Veeam is a data protection and management software platform providing backup, replication, and disaster recovery capabilities for virtualized, cloud, and physical infrastructure.
Enterprise data protection has evolved substantially from the tape-based backup era. Modern backup systems must protect diverse infrastructure—virtual machines running on VMware or Hyper-V, cloud environments like AWS or Azure, physical servers, and databases. Veeam emerged as a platform addressing this complexity, providing comprehensive data protection across heterogeneous environments. For infrastructure architects and backup administrators at large enterprises managing thousands of servers, Veeam represents a significant shift from traditional backup approaches toward modern, application-aware data protection platforms. Understanding Veeam capabilities and architecture is essential for organizations evaluating backup solutions at scale.
Why Veeam Represents Modern Backup Architecture
Traditional backup systems treated infrastructure as homogeneous. A backup application would connect to storage systems, snapshot disks or file systems, and copy resulting data to backup storage. This approach worked for simple environments with single-site data centers but struggled with virtual infrastructure, cloud environments, and diverse application architectures. Virtual machines introduce semantic complexity—a backup should capture an entire virtual machine as a consistent unit, not just raw disk volumes. Cloud environments have variable infrastructure—servers may not exist permanently but spin up and down based on demand.
Veeam reimagined backup around application semantics rather than storage mechanics. Instead of backing up raw storage, Veeam understands virtual machine structures, database transaction consistency points, and application requirements. This application-aware approach enables faster backup and recovery, higher reliability, and better integration with modern infrastructure. For organizations transitioning from traditional backup systems to modern approaches, Veeam represents a fundamental architectural shift rather than an incremental improvement.
Veeam also addresses economic challenges in modern data protection. Traditional backup systems stored everything to local backup repositories, creating cost and bandwidth constraints. Veeam enabled organizations to backup to cloud storage, reducing capital expenses for backup infrastructure and enabling cloud-native backup architectures. This flexibility to store backups on-premises, in the cloud, or in hybrid environments has become essential for large organizations managing complex infrastructure costs.

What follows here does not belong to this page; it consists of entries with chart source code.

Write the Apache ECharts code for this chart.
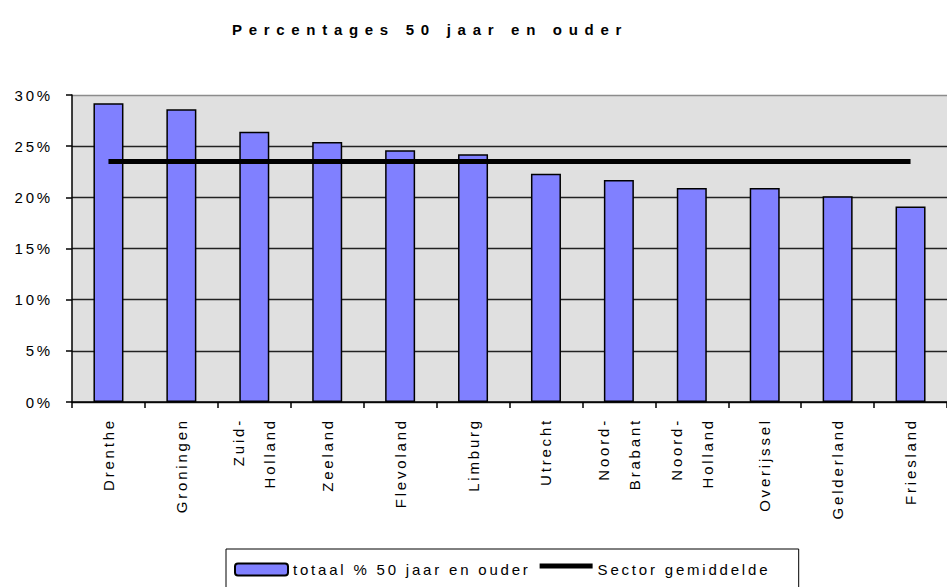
<!DOCTYPE html>
<html>
<head>
<meta charset="utf-8">
<script src="https://cdn.jsdelivr.net/npm/echarts@6/dist/echarts.min.js"></script>
<style>
  html, body { margin: 0; padding: 0; background: #fff; }
  #chart { width: 947px; height: 587px; }
  /* old Excel export look: wide letter spacing everywhere */
  #chart text { letter-spacing: 2.8px; }
  #chart text[style*="bold"], #chart text[font-weight="bold"] { letter-spacing: 6.7px; }
</style>
</head>
<body>
<div id="chart"></div>
<script>
const provinces = [
  'Drenthe', 'Groningen', 'Zuid-\nHolland', 'Zeeland', 'Flevoland', 'Limburg',
  'Utrecht', 'Noord-\nBrabant', 'Noord-\nHolland', 'Overijssel', 'Gelderland', 'Friesland'
];
const totaal50Plus = [29.2, 28.6, 26.4, 25.4, 24.6, 24.2, 22.3, 21.7, 20.9, 20.9, 20.1, 19.1];
const sectorGemiddelde = [23.5, 23.5, 23.5, 23.5, 23.5, 23.5, 23.5, 23.5, 23.5, 23.5, 23.5, 23.5];
const yTicks = [0, 5, 10, 15, 20, 25, 30];

const fontFamily = '"Liberation Sans", Arial, sans-serif';

const chart = echarts.init(document.getElementById('chart'), null, { renderer: 'svg' });

const option = {
  animation: false,
  backgroundColor: '#fff',
  title: {
    text: 'Percentages 50 jaar en ouder',
    left: 232,
    top: 22,
    padding: 0,
    textStyle: {
      fontFamily,
      fontSize: 15,
      fontWeight: 'bold',
      color: '#000'
    }
  },
  legend: {
    left: 226,
    top: 549,
    // letter spacing is added by css, so gaps are widened by hand
    padding: [13, 76, 14, 8],
    orient: 'horizontal',
    itemWidth: 53,
    itemHeight: 12,
    itemGap: 79,
    borderColor: '#000',
    borderWidth: 1,
    backgroundColor: '#fff',
    textStyle: {
      fontFamily,
      fontSize: 15,
      color: '#000'
    },
    data: [
      { name: 'totaal % 50 jaar en ouder' },
      {
        name: 'Sector gemiddelde',
        icon: 'path://M0,0H53V5H0ZM0,12H1V12H0Z',
        itemStyle: { borderWidth: 0 }
      }
    ]
  },
  grid: {
    left: 72,
    top: 95,
    width: 884,
    height: 307,
    show: true,
    backgroundColor: '#e0e0e0',
    borderWidth: 0
  },
  xAxis: {
    type: 'category',
    data: provinces,
    boundaryGap: true,
    axisLine: { lineStyle: { color: '#000', width: 1.5 } },
    axisTick: { show: true, length: 6, lineStyle: { color: '#000', width: 1.5 } },
    axisLabel: {
      rotate: 90,
      interval: 0,
      margin: 16,
      fontFamily,
      fontSize: 15,
      lineHeight: 31,
      color: '#000'
    }
  },
  yAxis: {
    type: 'value',
    min: yTicks[0],
    max: yTicks[yTicks.length - 1],
    interval: 5,
    axisLine: { show: true, lineStyle: { color: '#000', width: 1.5 } },
    axisTick: { show: true, length: 6, lineStyle: { color: '#000', width: 1.5 } },
    axisLabel: {
      margin: 19,
      fontFamily,
      fontSize: 15,
      color: '#000',
      formatter: '{value}%'
    },
    splitLine: {
      show: true,
      lineStyle: {
        color: ['#222', '#222', '#222', '#222', '#222', '#222', '#8c8c8c'],
        width: 1.4
      }
    }
  },
  series: [
    {
      name: 'totaal % 50 jaar en ouder',
      type: 'bar',
      barWidth: 30,
      data: totaal50Plus,
      itemStyle: {
        color: '#8080ff',
        borderColor: '#000',
        borderWidth: 1.5
      }
    },
    {
      name: 'Sector gemiddelde',
      type: 'line',
      data: sectorGemiddelde,
      symbol: 'none',
      z: 5,
      lineStyle: { color: '#000', width: 5 },
      itemStyle: { color: '#000' }
    }
  ]
};

chart.setOption(option);
</script>
</body>
</html>
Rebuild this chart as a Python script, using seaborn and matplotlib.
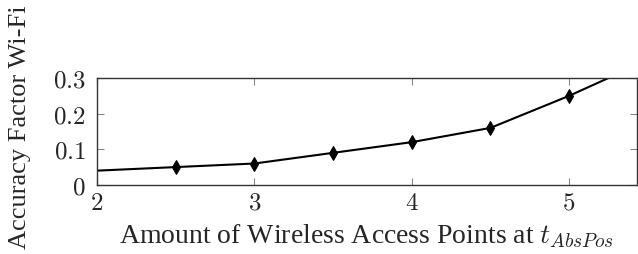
import numpy as np
import pandas as pd
import seaborn as sns
import matplotlib
matplotlib.use("Agg")
import matplotlib.pyplot as plt

# values
access_points = [1.5, 2.5, 3.0, 3.5, 4.0, 4.5, 5.0, 5.5]
accuracy_factor = [0.03, 0.05, 0.06, 0.09, 0.12, 0.16, 0.25, 0.35]
x_ticks = [2, 3, 4, 5]
y_ticks = [0, 0.1, 0.2, 0.3]
y_tick_labels = ["0", "0.1", "0.2", "0.3"]

df = pd.DataFrame({"ap": access_points, "acc": accuracy_factor})

sns.set_style("ticks")
plt.rcParams["font.family"] = ["Liberation Serif", "DejaVu Serif"]
plt.rcParams["mathtext.fontset"] = "cm"

fig = plt.figure(figsize=(6.38, 2.55), dpi=100)
ax = fig.add_axes([0.152, 0.271, 0.846, 0.419])

sns.lineplot(data=df, x="ap", y="acc", ax=ax, color="black", linewidth=1.5,
             marker="d", markersize=7.5, markeredgecolor="black", clip_on=True)

ax.set_xlim(2, 5.43)
ax.set_ylim(0, 0.3)
ax.set_xticks(x_ticks)
ax.set_xticklabels([f"${t}$" for t in x_ticks])
ax.set_yticks(y_ticks)
ax.set_yticklabels([f"${t}$" for t in y_tick_labels])
ax.tick_params(direction="in", top=True, right=True, length=5, width=0.8,
               color="#888888", labelsize=18)
ax.tick_params(axis="x", pad=5)
ax.tick_params(axis="y", pad=8)
for s in ax.spines.values():
    s.set_linewidth(1.0)
    s.set_color("#333333")

ax.set_xlabel(r"Amount of Wireless Access Points at $t_{AbsPos}$", fontsize=20, labelpad=5)
ax.set_ylabel("Accuracy Factor Wi-Fi", fontsize=19)
ax.yaxis.set_label_coords(-0.122, 0.55)

fig.savefig("out.png", dpi=100)
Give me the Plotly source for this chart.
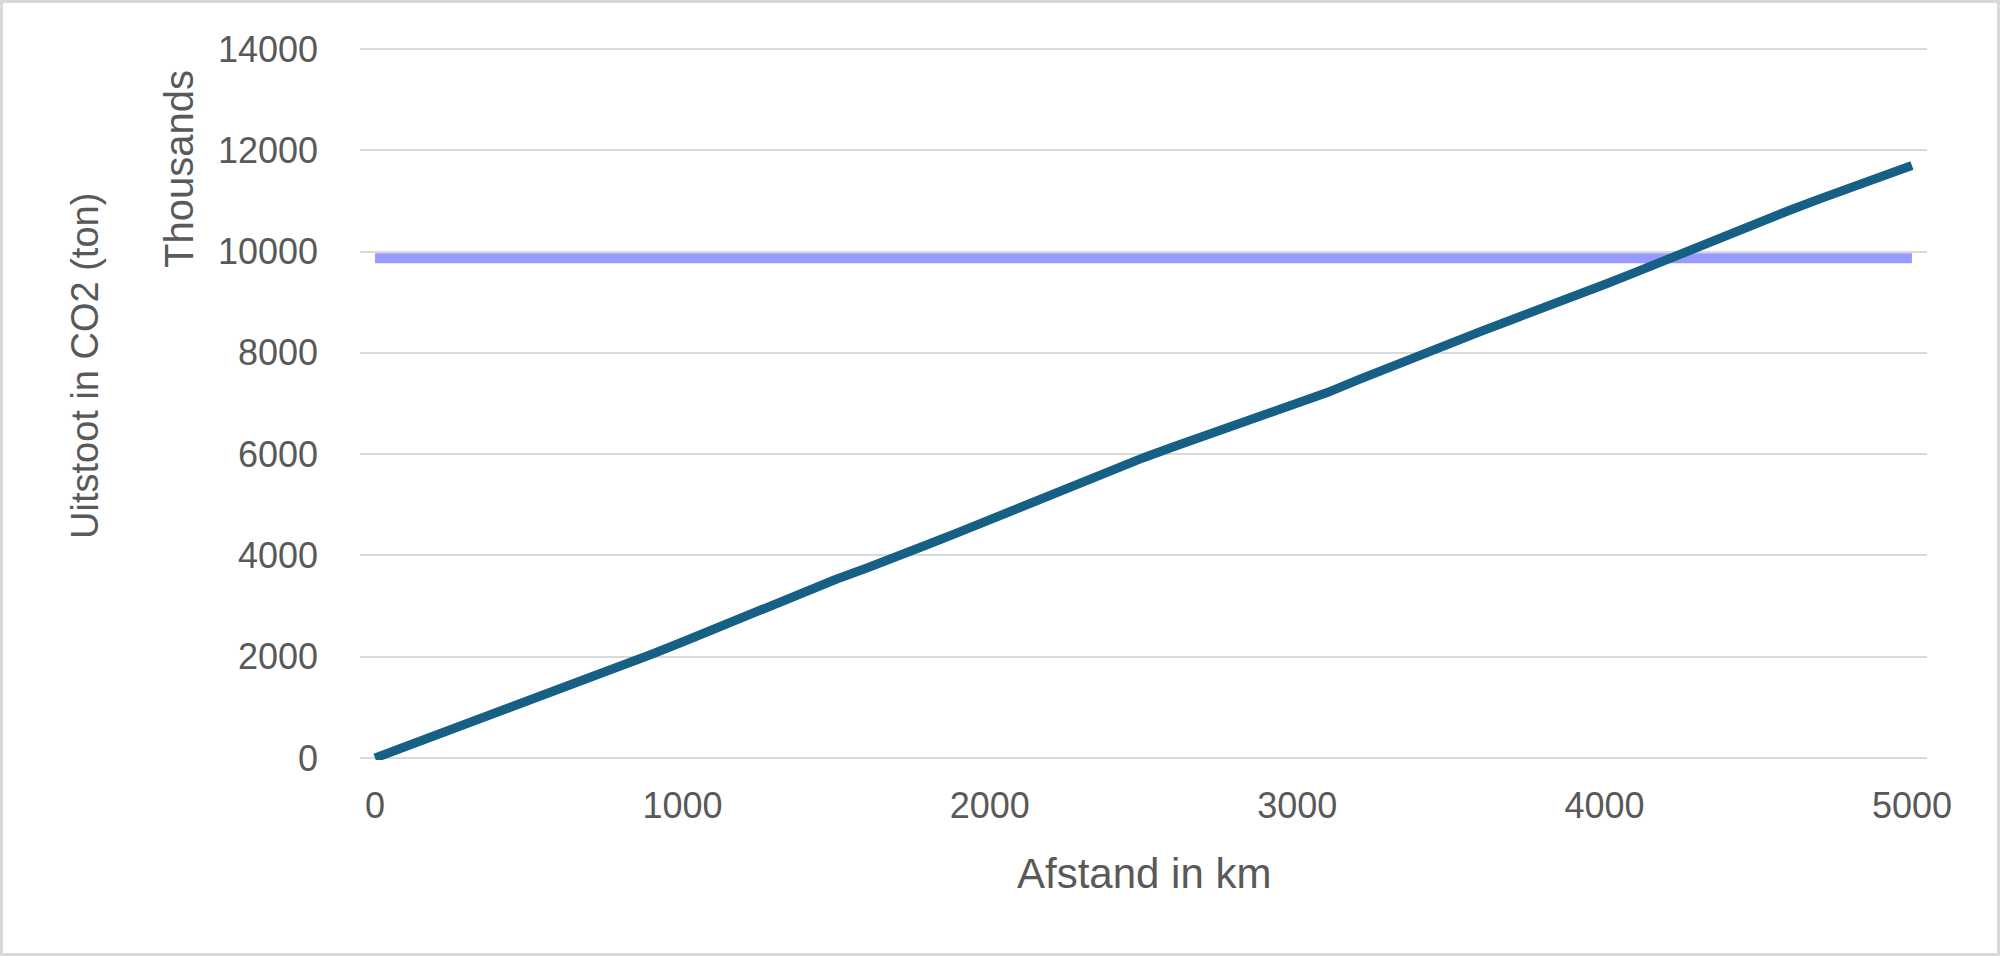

How Veeam Core Capabilities Work
Veeam Backup and Replication is the platform’s foundation, providing snapshot-based backup of virtual machines, physical servers, and databases. Rather than backing up data by copying files or blocks, Veeam leverages hypervisor snapshot capabilities. A snapshot captures a virtual machine at a point in time, then Veeam copies snapshot data to backup storage. This approach is faster than traditional backup and enables consistent capture of active virtual machines without performance impact on running systems.
Veeam’s architecture uses backup repositories—storage systems where backup data is stored. Repositories can be local disk arrays, network-attached storage (NAS), cloud object storage (S3-compatible), or tape systems. This flexibility enables organizations to optimize backup storage choices—using fast local storage for recent backups requiring rapid recovery, and cost-effective cloud storage for longer-term backup retention.
Replication is another Veeam core capability, continuously copying virtual machines to secondary sites for disaster recovery. Unlike backup, which creates point-in-time copies, replication creates near-current copies of virtual machines that can be failed over almost instantly. Veeam manages replication jobs, orchestrates failover procedures, and enables organizations to test failover without impacting production systems.
Instant recovery represents a significant advantage of Veeam backup architecture. Rather than waiting for full restore of a large virtual machine before accessing data, Veeam can mount a backup copy and provide immediate access. If a database is corrupted and backups are stored on local storage, an administrator can instantly mount the backup database without copying terabytes of data to the original location first.
Key Veeam Concepts for Enterprise Data Protection
Deduplication and compression are essential features reducing backup storage requirements. Veeam implements inline deduplication—detecting identical data blocks across multiple backups and storing them only once. For large environments with similar virtual machines or redundant data, deduplication can reduce backup storage by 10:1 or more. Compression further reduces storage requirements by 2-3x. Organizations can maintain much longer backup retention with manageable storage costs because deduplication reduces the actual storage consumed.
Incremental backup reduces backup windows and network consumption. After an initial full backup, Veeam backs up only changed blocks—data that has been modified since the previous backup. For large virtual machines, incremental backups complete in minutes rather than hours, enabling more frequent backup schedules. Incremental backup technology is essential for organizations requiring recovery point objectives measured in hours or less.
Multi-site backup strategies enable geographic redundancy. Veeam can copy backups from primary backup repositories to secondary repositories in remote locations, creating protection against regional disasters. This approach balances local recovery speed (primary repository remains accessible locally) with disaster protection (secondary copies exist remotely). Organizations can fail over to cloud-based secondary backups if primary data center is destroyed.